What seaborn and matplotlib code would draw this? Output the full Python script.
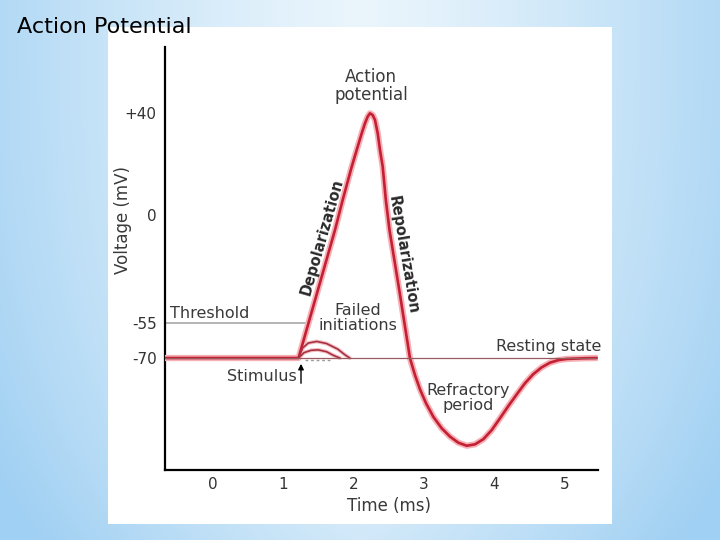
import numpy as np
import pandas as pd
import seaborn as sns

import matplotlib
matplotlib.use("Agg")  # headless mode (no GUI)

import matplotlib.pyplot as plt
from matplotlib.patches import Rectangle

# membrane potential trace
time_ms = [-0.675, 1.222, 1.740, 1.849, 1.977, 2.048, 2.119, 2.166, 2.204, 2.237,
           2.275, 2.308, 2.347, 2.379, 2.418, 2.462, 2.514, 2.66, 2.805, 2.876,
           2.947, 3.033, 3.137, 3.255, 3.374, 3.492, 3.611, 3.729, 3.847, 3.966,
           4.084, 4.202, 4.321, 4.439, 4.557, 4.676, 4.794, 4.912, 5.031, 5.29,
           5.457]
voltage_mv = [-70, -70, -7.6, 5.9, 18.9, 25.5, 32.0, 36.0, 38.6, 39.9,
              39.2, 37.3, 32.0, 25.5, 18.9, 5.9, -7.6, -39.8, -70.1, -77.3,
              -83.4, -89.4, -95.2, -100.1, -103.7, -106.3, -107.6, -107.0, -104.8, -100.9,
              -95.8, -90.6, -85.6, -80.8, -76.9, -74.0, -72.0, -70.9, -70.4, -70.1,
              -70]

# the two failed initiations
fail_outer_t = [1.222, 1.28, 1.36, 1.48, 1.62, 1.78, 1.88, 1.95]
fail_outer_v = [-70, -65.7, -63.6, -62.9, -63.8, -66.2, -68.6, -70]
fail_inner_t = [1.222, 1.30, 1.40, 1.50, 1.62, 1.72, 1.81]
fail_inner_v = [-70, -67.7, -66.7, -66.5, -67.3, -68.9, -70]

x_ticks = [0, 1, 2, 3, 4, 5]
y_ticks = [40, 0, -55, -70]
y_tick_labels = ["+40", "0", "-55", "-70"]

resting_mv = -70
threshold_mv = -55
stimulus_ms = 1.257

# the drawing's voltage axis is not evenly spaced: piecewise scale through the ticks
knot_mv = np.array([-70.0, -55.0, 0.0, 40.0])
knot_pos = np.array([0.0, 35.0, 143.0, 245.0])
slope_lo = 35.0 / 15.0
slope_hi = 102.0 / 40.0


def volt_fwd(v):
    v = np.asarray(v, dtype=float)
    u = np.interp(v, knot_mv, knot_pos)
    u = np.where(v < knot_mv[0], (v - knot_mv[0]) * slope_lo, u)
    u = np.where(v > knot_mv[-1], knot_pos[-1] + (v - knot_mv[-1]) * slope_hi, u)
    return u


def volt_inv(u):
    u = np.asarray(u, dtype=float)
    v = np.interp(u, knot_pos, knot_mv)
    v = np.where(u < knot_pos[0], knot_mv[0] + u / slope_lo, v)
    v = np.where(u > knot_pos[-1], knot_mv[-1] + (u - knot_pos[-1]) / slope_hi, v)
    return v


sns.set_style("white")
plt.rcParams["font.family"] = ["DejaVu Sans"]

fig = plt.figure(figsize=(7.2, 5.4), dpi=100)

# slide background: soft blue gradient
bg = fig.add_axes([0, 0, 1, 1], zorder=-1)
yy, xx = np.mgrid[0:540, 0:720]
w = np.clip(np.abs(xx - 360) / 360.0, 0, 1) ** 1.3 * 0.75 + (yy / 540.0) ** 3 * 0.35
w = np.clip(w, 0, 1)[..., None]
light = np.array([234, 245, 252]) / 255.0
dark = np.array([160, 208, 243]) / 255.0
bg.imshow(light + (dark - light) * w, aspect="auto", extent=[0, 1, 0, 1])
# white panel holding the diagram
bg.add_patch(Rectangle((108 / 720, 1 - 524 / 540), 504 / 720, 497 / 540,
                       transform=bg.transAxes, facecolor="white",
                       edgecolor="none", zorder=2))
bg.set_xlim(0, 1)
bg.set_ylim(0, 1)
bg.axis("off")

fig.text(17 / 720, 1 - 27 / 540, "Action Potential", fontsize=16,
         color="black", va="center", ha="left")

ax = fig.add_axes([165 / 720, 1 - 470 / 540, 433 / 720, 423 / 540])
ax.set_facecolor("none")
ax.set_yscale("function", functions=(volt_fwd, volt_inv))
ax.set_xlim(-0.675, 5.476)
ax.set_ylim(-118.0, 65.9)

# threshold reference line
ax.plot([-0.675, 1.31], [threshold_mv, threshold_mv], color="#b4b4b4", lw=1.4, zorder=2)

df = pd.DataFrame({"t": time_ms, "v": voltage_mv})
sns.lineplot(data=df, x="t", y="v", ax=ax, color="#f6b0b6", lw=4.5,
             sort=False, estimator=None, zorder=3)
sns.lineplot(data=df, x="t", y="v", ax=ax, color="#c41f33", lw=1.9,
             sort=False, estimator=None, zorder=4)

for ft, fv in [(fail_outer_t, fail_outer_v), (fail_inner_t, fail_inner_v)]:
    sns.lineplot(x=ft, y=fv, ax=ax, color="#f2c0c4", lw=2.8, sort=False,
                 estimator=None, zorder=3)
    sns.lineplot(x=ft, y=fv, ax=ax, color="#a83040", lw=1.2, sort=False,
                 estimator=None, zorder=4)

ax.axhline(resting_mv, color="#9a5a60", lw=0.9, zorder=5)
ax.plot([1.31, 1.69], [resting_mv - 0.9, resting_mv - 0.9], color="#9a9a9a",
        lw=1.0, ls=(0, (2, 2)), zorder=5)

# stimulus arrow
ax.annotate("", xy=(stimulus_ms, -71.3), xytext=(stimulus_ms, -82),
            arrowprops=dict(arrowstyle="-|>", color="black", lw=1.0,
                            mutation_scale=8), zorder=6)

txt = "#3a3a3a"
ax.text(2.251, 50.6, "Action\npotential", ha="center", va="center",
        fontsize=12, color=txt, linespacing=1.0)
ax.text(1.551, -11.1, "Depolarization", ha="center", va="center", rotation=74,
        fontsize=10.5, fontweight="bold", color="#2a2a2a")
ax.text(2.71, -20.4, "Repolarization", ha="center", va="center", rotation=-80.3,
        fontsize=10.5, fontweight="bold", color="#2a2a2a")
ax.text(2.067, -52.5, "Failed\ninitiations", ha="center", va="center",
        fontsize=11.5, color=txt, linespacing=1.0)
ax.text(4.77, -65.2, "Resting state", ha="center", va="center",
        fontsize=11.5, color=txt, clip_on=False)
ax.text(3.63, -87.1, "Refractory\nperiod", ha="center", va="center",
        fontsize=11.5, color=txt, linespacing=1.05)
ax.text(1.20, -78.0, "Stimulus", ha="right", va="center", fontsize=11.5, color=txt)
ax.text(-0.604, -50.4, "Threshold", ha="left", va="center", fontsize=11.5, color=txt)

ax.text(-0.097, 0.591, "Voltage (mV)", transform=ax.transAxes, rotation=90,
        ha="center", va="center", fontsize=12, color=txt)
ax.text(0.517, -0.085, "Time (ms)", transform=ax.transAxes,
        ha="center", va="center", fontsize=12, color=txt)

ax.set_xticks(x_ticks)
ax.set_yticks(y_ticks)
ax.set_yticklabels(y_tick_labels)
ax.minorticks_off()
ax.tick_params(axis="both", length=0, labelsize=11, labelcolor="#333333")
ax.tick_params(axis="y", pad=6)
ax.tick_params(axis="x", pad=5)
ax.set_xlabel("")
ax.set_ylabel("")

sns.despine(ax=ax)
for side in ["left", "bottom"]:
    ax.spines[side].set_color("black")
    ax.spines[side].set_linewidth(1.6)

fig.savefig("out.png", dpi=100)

---

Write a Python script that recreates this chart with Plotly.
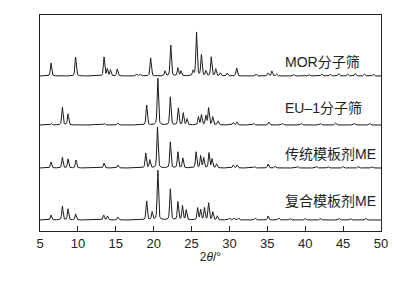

...

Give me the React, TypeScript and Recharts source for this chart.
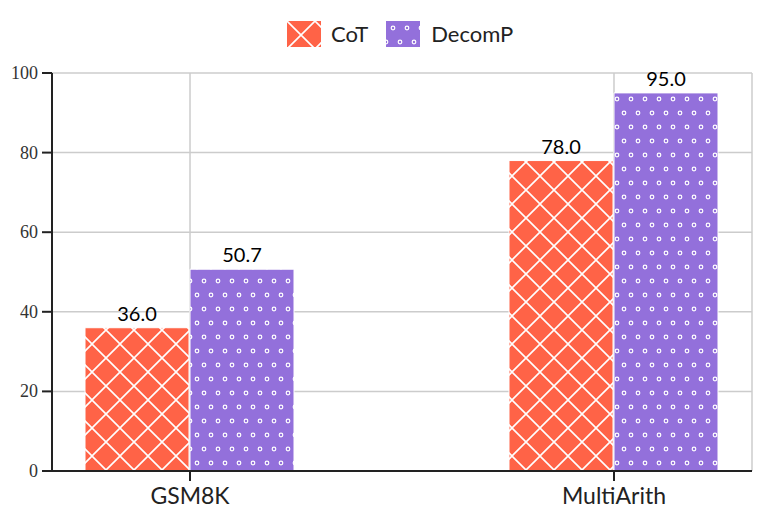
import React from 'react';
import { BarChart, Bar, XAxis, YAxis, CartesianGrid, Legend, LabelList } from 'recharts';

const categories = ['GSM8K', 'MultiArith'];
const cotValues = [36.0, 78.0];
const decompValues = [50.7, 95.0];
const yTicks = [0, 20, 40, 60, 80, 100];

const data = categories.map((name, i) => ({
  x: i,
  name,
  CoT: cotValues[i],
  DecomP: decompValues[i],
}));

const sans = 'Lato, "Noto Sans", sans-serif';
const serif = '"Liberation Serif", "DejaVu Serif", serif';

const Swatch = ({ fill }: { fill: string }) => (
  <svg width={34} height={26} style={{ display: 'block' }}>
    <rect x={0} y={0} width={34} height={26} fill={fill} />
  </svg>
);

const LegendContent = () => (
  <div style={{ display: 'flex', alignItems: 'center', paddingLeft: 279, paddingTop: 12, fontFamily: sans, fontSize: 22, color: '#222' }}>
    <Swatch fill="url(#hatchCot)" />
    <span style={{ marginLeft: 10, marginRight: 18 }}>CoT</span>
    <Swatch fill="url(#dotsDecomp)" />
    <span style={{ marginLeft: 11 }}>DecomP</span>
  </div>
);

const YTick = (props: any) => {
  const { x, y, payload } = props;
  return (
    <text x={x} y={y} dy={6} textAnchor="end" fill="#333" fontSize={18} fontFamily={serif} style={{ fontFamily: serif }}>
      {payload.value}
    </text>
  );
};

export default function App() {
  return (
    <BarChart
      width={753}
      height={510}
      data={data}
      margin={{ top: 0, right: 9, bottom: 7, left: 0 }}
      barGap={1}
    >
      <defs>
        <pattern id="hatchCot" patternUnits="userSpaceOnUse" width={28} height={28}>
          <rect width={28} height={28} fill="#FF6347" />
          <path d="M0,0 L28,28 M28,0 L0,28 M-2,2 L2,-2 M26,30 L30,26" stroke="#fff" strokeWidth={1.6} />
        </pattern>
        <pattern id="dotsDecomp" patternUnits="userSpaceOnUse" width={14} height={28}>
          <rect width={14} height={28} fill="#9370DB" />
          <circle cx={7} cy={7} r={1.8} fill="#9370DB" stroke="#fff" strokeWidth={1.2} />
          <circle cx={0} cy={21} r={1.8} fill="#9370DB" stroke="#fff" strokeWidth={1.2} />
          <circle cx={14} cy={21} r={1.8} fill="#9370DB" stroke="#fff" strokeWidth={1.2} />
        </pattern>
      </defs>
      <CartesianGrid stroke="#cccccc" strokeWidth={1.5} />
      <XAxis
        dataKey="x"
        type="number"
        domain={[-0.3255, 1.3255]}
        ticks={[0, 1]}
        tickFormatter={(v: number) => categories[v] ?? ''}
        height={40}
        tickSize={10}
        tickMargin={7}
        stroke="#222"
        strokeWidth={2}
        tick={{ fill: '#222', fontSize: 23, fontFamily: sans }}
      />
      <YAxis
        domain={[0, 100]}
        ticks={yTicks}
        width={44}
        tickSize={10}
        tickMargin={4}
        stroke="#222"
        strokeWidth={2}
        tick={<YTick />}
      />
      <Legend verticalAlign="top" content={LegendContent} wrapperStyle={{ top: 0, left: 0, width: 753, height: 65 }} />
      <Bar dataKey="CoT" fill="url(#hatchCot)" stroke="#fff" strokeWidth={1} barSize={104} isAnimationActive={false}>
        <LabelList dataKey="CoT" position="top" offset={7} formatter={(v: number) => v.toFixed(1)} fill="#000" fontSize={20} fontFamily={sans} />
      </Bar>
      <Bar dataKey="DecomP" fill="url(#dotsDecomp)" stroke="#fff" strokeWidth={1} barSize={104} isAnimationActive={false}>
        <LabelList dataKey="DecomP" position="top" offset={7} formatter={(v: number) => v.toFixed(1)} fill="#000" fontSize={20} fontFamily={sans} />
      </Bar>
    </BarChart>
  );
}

TASK TO CARRY OUT:
Starting at the line containing "What seaborn and" and ending at the line containing "mode (no GUI)", copy those lines exactly, both included, and nothing more. Leave out any picture.

ANSWER IN FULL:
What seaborn and matplotlib code would draw this? Output the full Python script.
import numpy as np
import pandas as pd
import seaborn as sns

import matplotlib
matplotlib.use("Agg")  # headless mode (no GUI)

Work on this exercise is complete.